Die Produktion zerfällt in den pausenlosen zwei Aufführungsstunden in viele Ideen, die nicht verdichten, sondern Inhalte ins heiter Ungefähre distanzieren. Auch wenn das Ende überzeugt: Auftritt des Sicherheitschefs Erlanger in einer Max-Brod-ähnlichen Aufmachung, 1926 Herausgeber des Romans und 1953 der erste, der ihn dramatisiert hat. In Hamburg diskutiert er nun mit K. die Varianten, das Stück zu beenden. Erschien in der Brod-Fassung ein Bote zu K.s Grab mit der Einladung, aufs Schloss zu kommen, wird ihm in Hamburg nun ein Schlüssel überreicht, der in eines der unzählig um ihn herum baumelnden Schlösser passen soll, aber wohl nicht zum Schloss, dem Machtzentrum.
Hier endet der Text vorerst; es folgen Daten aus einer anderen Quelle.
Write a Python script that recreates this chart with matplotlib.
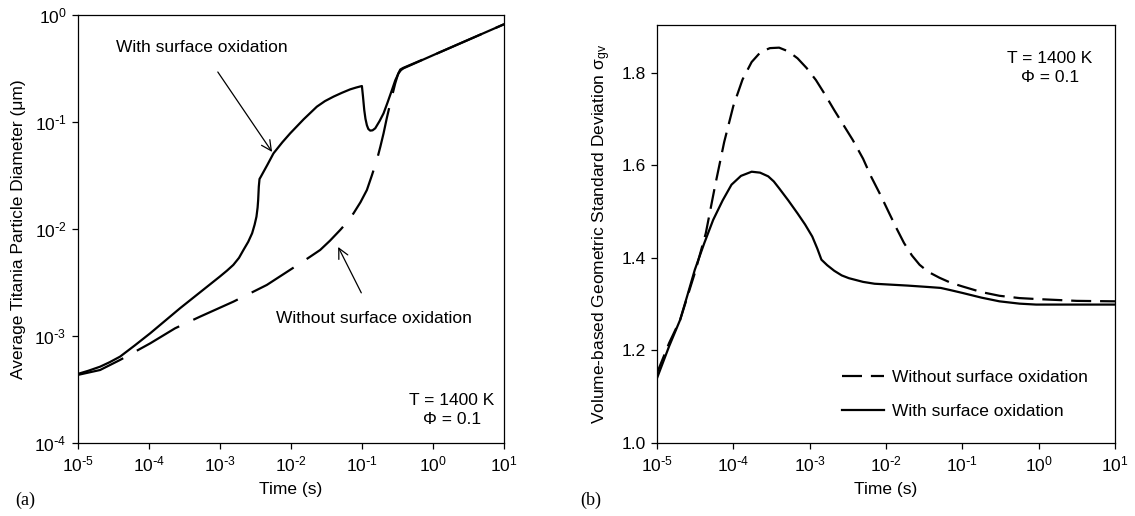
import numpy as np
import matplotlib
matplotlib.use("Agg")
import matplotlib.pyplot as plt
from matplotlib.ticker import FixedLocator, FuncFormatter, NullLocator

plt.rcParams['font.family'] = ['Liberation Sans', 'DejaVu Sans']
plt.rcParams['mathtext.default'] = 'regular'
plt.rcParams['axes.unicode_minus'] = False

# ---------------- data ----------------
# Panel (a): log10(time / s), log10(diameter / um)
a_with_logt = [-5.0, -4.85, -4.685, -4.55, -4.404, -4.2, -3.98, -3.56, -3.0, -2.9, -2.81,
               -2.73, -2.667, -2.6, -2.545, -2.51, -2.484, -2.468, -2.46, -2.451, -2.441,
               -2.427, -2.33, -2.244, -2.12, -2.009, -1.82, -1.634, -1.52, -1.399, -1.28,
               -1.164, -1.08, -1.0, -0.985, -0.967, -0.95, -0.93, -0.91, -0.883, -0.85,
               -0.812, -0.75, -0.695, -0.64, -0.577, -0.53, -0.484, -0.45, -0.413, 0.009, 1.0]
a_with_logd = [-3.355, -3.325, -3.287, -3.245, -3.193, -3.09, -2.975, -2.741, -2.445, -2.39,
               -2.336, -2.27, -2.196, -2.12, -2.04, -1.96, -1.885, -1.80, -1.729, -1.604,
               -1.533, -1.517, -1.40, -1.293, -1.19, -1.106, -0.975, -0.857, -0.805, -0.763,
               -0.727, -0.695, -0.678, -0.664, -0.76, -0.888, -0.97, -1.03, -1.065, -1.081,
               -1.078, -1.059, -0.99, -0.919, -0.82, -0.701, -0.61, -0.545, -0.515, -0.498,
               -0.374, -0.087]
a_without_logt = [-5.0, -4.685, -4.404, -3.98, -3.629, -3.277, -2.808, -2.338, -1.869, -1.73,
                  -1.587, -1.45, -1.305, -1.2, -1.117, -1.02, -0.93, -0.86, -0.789, -0.74,
                  -0.695, -0.65, -0.601, -0.531, -0.49, -0.46, -0.42, 0.009, 1.0]
a_without_logd = [-3.364, -3.318, -3.224, -3.069, -2.928, -2.819, -2.679, -2.523, -2.321, -2.26,
                  -2.196, -2.11, -2.009, -1.93, -1.853, -1.75, -1.636, -1.50, -1.355, -1.23,
                  -1.106, -0.965, -0.826, -0.639, -0.55, -0.51, -0.495, -0.374, -0.087]

# Panel (b): log10(time / s), sigma_gv
b_without_logt = [-5.0, -4.841, -4.697, -4.505, -4.361, -4.24, -4.12, -4.0, -3.88, -3.76,
                  -3.64, -3.52, -3.40, -3.28, -3.159, -3.04, -2.918, -2.8, -2.678, -2.55,
                  -2.437, -2.3, -2.197, -2.07, -1.957, -1.86, -1.764, -1.66, -1.56, -1.45,
                  -1.3, -1.15, -0.995, -0.75, -0.514, -0.25, -0.034, 0.5, 1.0]
b_without_sig = [1.151, 1.216, 1.266, 1.367, 1.453, 1.555, 1.65, 1.728, 1.785, 1.823,
                 1.845, 1.853, 1.854, 1.846, 1.831, 1.81, 1.784, 1.753, 1.719, 1.685,
                 1.655, 1.614, 1.576, 1.535, 1.496, 1.463, 1.432, 1.405, 1.385, 1.370,
                 1.357, 1.346, 1.338, 1.326, 1.318, 1.313, 1.311, 1.307, 1.306]
b_with_logt = [-5.0, -4.841, -4.697, -4.6, -4.505, -4.38, -4.264, -4.14, -4.024, -3.9, -3.76,
               -3.65, -3.543, -3.47, -3.399, -3.28, -3.159, -3.06, -2.966, -2.9, -2.846,
               -2.77, -2.678, -2.58, -2.486, -2.3, -2.149, -1.716, -1.45, -1.284, -1.15,
               -0.995, -0.75, -0.514, -0.25, -0.034, 1.0]
b_with_sig = [1.140, 1.209, 1.266, 1.32, 1.374, 1.432, 1.482, 1.524, 1.558, 1.577, 1.586,
              1.584, 1.576, 1.565, 1.550, 1.524, 1.496, 1.472, 1.446, 1.42, 1.396,
              1.384, 1.372, 1.362, 1.356, 1.348, 1.344, 1.340, 1.337, 1.335, 1.330,
              1.324, 1.314, 1.306, 1.301, 1.299, 1.299]

x_ticks = [1e-5, 1e-4, 1e-3, 1e-2, 1e-1, 1e0, 1e1]
a_y_ticks = [1e-4, 1e-3, 1e-2, 1e-1, 1e0]
b_y_ticks = [1.0, 1.2, 1.4, 1.6, 1.8]

label_with = "With surface oxidation"
label_without = "Without surface oxidation"

FS = 12.5
fig = plt.figure(figsize=(11.35, 5.16), dpi=100)
ax1 = fig.add_axes([77.7 / 1135, 0.1415, 426.3 / 1135, 0.8295])
ax2 = fig.add_axes([657 / 1135, 0.1415, 458 / 1135, 0.8101])

def pow_fmt(v, pos):
    e = int(round(np.log10(v)))
    if e < 0:
        return r'$10^{\text{-}%d}$' % (-e)
    return r'$10^{%d}$' % e

lw = 1.6
# ---- panel a ----
ax1.plot(10 ** np.array(a_with_logt), 10 ** np.array(a_with_logd), color='black', lw=lw,
         solid_joinstyle='round')
ax1.plot(10 ** np.array(a_without_logt), 10 ** np.array(a_without_logd), color='black', lw=lw,
         dashes=(22, 7))
ax1.set_xscale('log'); ax1.set_yscale('log')
ax1.set_xlim(1e-5, 1e1); ax1.set_ylim(1e-4, 1e0)
ax1.xaxis.set_major_locator(FixedLocator(x_ticks))
ax1.yaxis.set_major_locator(FixedLocator(a_y_ticks))
ax1.xaxis.set_minor_locator(NullLocator()); ax1.yaxis.set_minor_locator(NullLocator())
ax1.xaxis.set_major_formatter(FuncFormatter(pow_fmt))
ax1.yaxis.set_major_formatter(FuncFormatter(pow_fmt))
ax1.set_xlabel("Time (s)", fontsize=FS, labelpad=6)
ax1.set_ylabel("Average Titania Particle Diameter (\u03bcm)", fontsize=FS, labelpad=6)

ax1.annotate(label_with, xy=(10 ** -2.264, 10 ** -1.280), xytext=(10 ** -3.258, 10 ** -0.308),
             ha='center', va='center', fontsize=FS,
             arrowprops=dict(arrowstyle='->', lw=0.9, color='black', shrinkA=12, shrinkB=0,
                             mutation_scale=18))
ax1.annotate(label_without, xy=(10 ** -1.334, 10 ** -2.168), xytext=(10 ** -0.83, 10 ** -2.832),
             ha='center', va='center', fontsize=FS,
             arrowprops=dict(arrowstyle='->', lw=0.9, color='black', shrinkA=12, shrinkB=0,
                             mutation_scale=18))
ax1.text(0.877, 0.077, "T = 1400 K\n\u03a6 = 0.1", transform=ax1.transAxes, ha='center',
         va='center', fontsize=FS, linespacing=1.35)

# ---- panel b ----
ax2.plot(10 ** np.array(b_without_logt), b_without_sig, color='black', lw=lw, dashes=(9, 4),
         label=label_without)
ax2.plot(10 ** np.array(b_with_logt), b_with_sig, color='black', lw=lw, label=label_with,
         solid_joinstyle='round')
ax2.set_xscale('log')
ax2.set_xlim(1e-5, 1e1); ax2.set_ylim(1.0, 1.903)
ax2.xaxis.set_major_locator(FixedLocator(x_ticks))
ax2.xaxis.set_minor_locator(NullLocator())
ax2.xaxis.set_major_formatter(FuncFormatter(pow_fmt))
ax2.yaxis.set_major_locator(FixedLocator(b_y_ticks))
ax2.yaxis.set_major_formatter(FuncFormatter(lambda v, p: "%.1f" % v))
ax2.set_xlabel("Time (s)", fontsize=FS, labelpad=6)
ax2.set_ylabel("Volume-based Geometric Standard Deviation \u03c3$_{gv}$", fontsize=FS, labelpad=6)
ax2.text(0.858, 0.897, "T = 1400 K\n\u03a6 = 0.1", transform=ax2.transAxes, ha='center',
         va='center', fontsize=FS, linespacing=1.35)
leg = ax2.legend(loc='center left', bbox_to_anchor=(0.404, 0.116), frameon=False,
                 fontsize=FS, handlelength=2.4, handletextpad=0.5, labelspacing=1.1,
                 borderpad=0, borderaxespad=0)

for ax in (ax1, ax2):
    ax.tick_params(direction='out', length=4, width=0.9, labelsize=FS, pad=4, colors='black')
    for s in ax.spines.values():
        s.set_linewidth(0.9)
        s.set_color('black')

fig.text(15 / 1135, 1 - 500 / 516, "(a)", fontsize=13, family='Liberation Serif', va='center')
fig.text(580 / 1135, 1 - 500 / 516, "(b)", fontsize=13, family='Liberation Serif', va='center')

fig.savefig("out.png", dpi=100)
Völlig überfordert gibt sich K. dem Schlummer hin, in den sich der Zuschauerjubel hineinblendet.

Dies könnte ein Publikumshit werden. Theater ist Theater ist Theater. Dreht sich virtuos um sich selbst.

„Das Schloss“: Fr, 6. 3., 20 Uhr, Hamburg, Schauspielhaus; weitere Aufführungen: 21. 3., 29. 3., 23. 4.. 29. 4.